Il femminicidio non è solo un atto fisico: è l’ultimo stadio di una cultura che umilia, espone e disumanizza la donna.

Le donne sono nel mirino.
Che si tratti di calpestare la loro intimità mandando in onda l’audio di una lite domestica — come accaduto alla collega Federica Corsini con il marito ed ex ministro Gennaro Sangiuliano durante la trasmissione Report, violando quel confine che la deontologia professionale insegna tra diritto di cronaca e voyeurismo — o che si tratti, come nei casi delle colleghe Federica Barra, Manuela Moreno e Paola Ferrari, di furti di identità digitale a fini pornografici, la sostanza non cambia.

È una escalation di eventi orribili, di violenze sottili, quasi invisibili, che non uccidono solo i corpi ma tentano di cancellare e umiliare l’identità stessa delle donne.
Un corto circuito che sembra non fermarsi più, come un fiume in piena che travolge ogni limite e spettacolarizza l’intimo calpestandolo senza pudore.

Che l’ente pubblico RAI abbia comminato solo una multa per violazione della privacy a Sigfrido Ranucci è, francamente, imbarazzante.
Chi ripagherà Federica Corsini dei danni morali e psicologici subiti in una vicenda pruriginosa, utile solo all’opposizione politica e funzionale a strappare qualche punto nei sondaggi elettorali, calpestando una donna, la sua relazione, la sua privacy, il suo intimo — e senza nemmeno il doveroso contraddittorio giornalistico?

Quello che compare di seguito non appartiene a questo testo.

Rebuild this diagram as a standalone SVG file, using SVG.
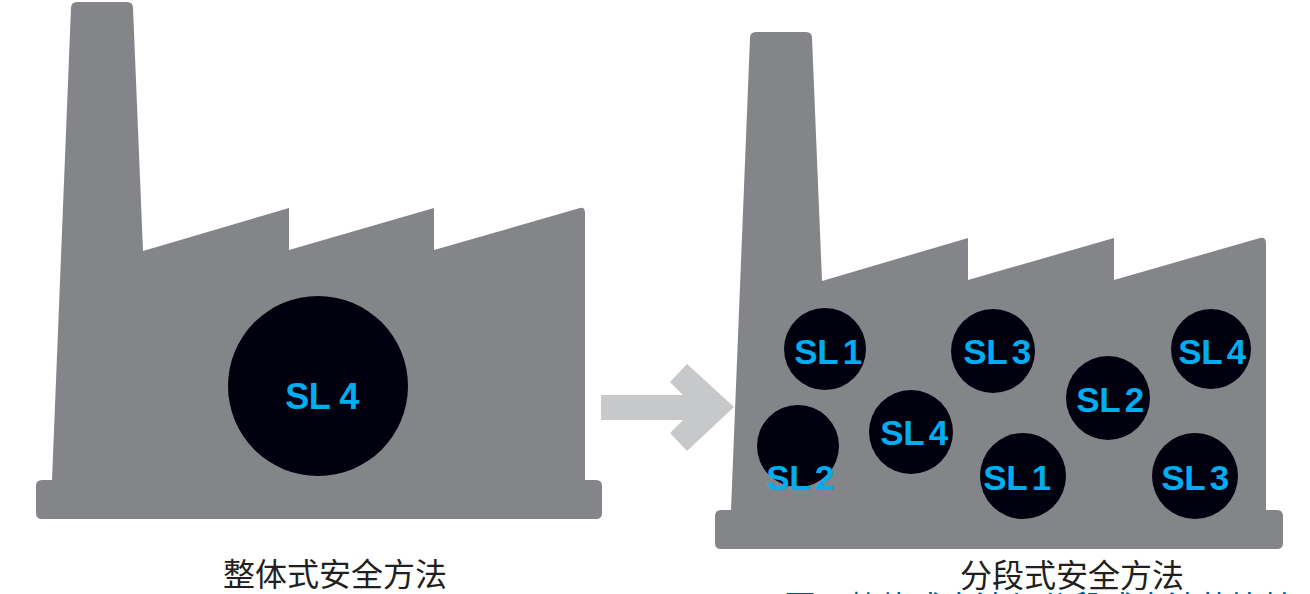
<svg xmlns="http://www.w3.org/2000/svg" width="1310" height="594" viewBox="0 0 1310 594">
<style>
.f{fill:#848589}
.c{fill:#00000f}
.s{font:700 36px "Liberation Sans",Arial,sans-serif;fill:#00aeef;text-anchor:middle;letter-spacing:-.5px}
.n{font-size:35px;word-spacing:-4px}
.l{font:32px "Noto Sans CJK SC","Liberation Sans",sans-serif;fill:#231f20;text-anchor:middle}
.b{font:32px "Noto Sans CJK SC","Liberation Sans",sans-serif;fill:#005b8c}
</style>
<g id="factory-left"><path class="f" d="M71 8Q71 2 77 2H127Q133 2 133 8L143 251L289 208V250L434 208V250L580 208Q585 207 585 213V480H596Q602 480 602 486V513Q602 519 596 519H42Q36 519 36 513V486Q36 480 42 480H52Z"/></g>
<g id="factory-right"><path class="f" d="M750 38Q750 32 756 32H806Q812 32 812 38L822 281L968 238V280L1114 238V280L1260 238Q1266 237 1266 243V510H1277Q1283 510 1283 516V543Q1283 549 1277 549H721Q715 549 715 543V516Q715 510 721 510H731Z"/></g>
<g id="sl4-large"><circle class="c" cx="318" cy="386" r="90"/><text class="s" x="322" y="409">SL 4</text></g>
<g id="r-sl1a"><circle class="c" cx="825" cy="349" r="41"/><text class="s n" x="828" y="364">SL 1</text></g>
<g id="r-sl3a"><circle class="c" cx="993" cy="351" r="42"/><text class="s n" x="997" y="364">SL 3</text></g>
<g id="r-sl4a"><circle class="c" cx="1211" cy="349" r="40"/><text class="s n" x="1212" y="364">SL 4</text></g>
<g id="r-sl2a"><circle class="c" cx="1108" cy="398" r="42"/><text class="s n" x="1110" y="412">SL 2</text></g>
<g id="r-sl4b"><circle class="c" cx="911" cy="432" r="42"/><text class="s n" x="914" y="445">SL 4</text></g>
<g id="r-sl2b"><circle class="c" cx="798" cy="446" r="41"/><text class="s n" x="800" y="490">SL 2</text></g>
<g id="r-sl1b"><circle class="c" cx="1023" cy="476" r="43"/><text class="s n" x="1017" y="490">SL 1</text></g>
<g id="r-sl3b"><circle class="c" cx="1195" cy="476" r="43"/><text class="s n" x="1195" y="490">SL 3</text></g>
<g id="connectors"><path d="M601 395H683L670 382L687 364L734 407L687 451L670 433L683 420H601Z" fill="#c7c8ca"/></g>
<g id="captions">
<text class="l" x="335" y="586">整体式安全方法</text>
<text class="l" x="1072" y="587">分段式安全方法</text>
<text class="b" x="784" y="619">图</text>
<text class="b" x="847" y="619">整体式方法与分段式方法的比较</text>
</g>
</svg>
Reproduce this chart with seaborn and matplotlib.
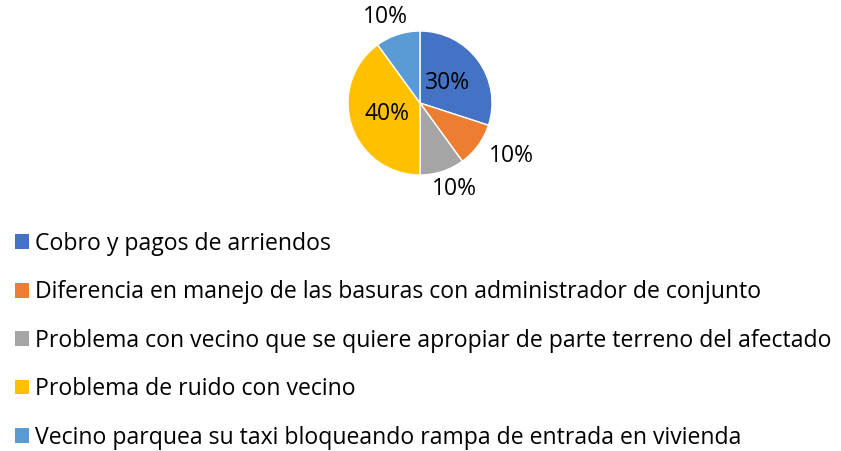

E che dire poi delle colleghe che hanno avuto la forza e il coraggio di denunciare la produzione di immagini pornografiche create con l’intelligenza artificiale?
Una schifezza pubblica quella subita, ma non sono solo loro le vittime di questa nuova forma di violenza sessuale e digitale che va fermata subito, con ogni mezzo.
Donne colpite ancora una volta nella loro immagine, umiliate nella professionalità, nella vita sociale e personale, da un degrado che lascia senza fiato.

È una violenza che annienta — e in questo caso ha colpito donne forti, abituate a comunicare, a farsi sentire, a dare voce a chi voce non ha: a quelle donne, spesso poco più che bambine o adolescenti, sbattute al pubblico ludibrio di un manipolo di depravati online, da sbattere in galera e buttare via le chiavi.

Occorre agire subito.
Chi legifera non può aspettare domani. Non si può permettere che lo scorrere dei giorni annacqui lo sdegno e metta in secondo o terzo piano una questione che riguarda la dignità stessa delle persone.

I siti che utilizzano l’intelligenza artificiale per produrre foto pornografiche fake continuano ad agire indisturbati in rete, e devono essere bloccati immediatamente.
Queste piattaforme producono dolore vero, reale, che umilia, annienta e lascia segni permanenti.

La ministra per le Pari Opportunità Eugenia Roccella ha rassicurato che, con la legge appena approvata sull’intelligenza artificiale, saranno introdotti nuovi strumenti per punire gli autori di queste porcherie. Ma l’attenzione deve restare alta — a livello istituzionale, mediatico e psicologico — soprattutto per comprendere i profili e le derive che si nascondono dietro questi soggetti depravati.

La sensazione, amara, è che questo fenomeno sia solo all’inizio.
Ed è per questo che servono azioni. Subito.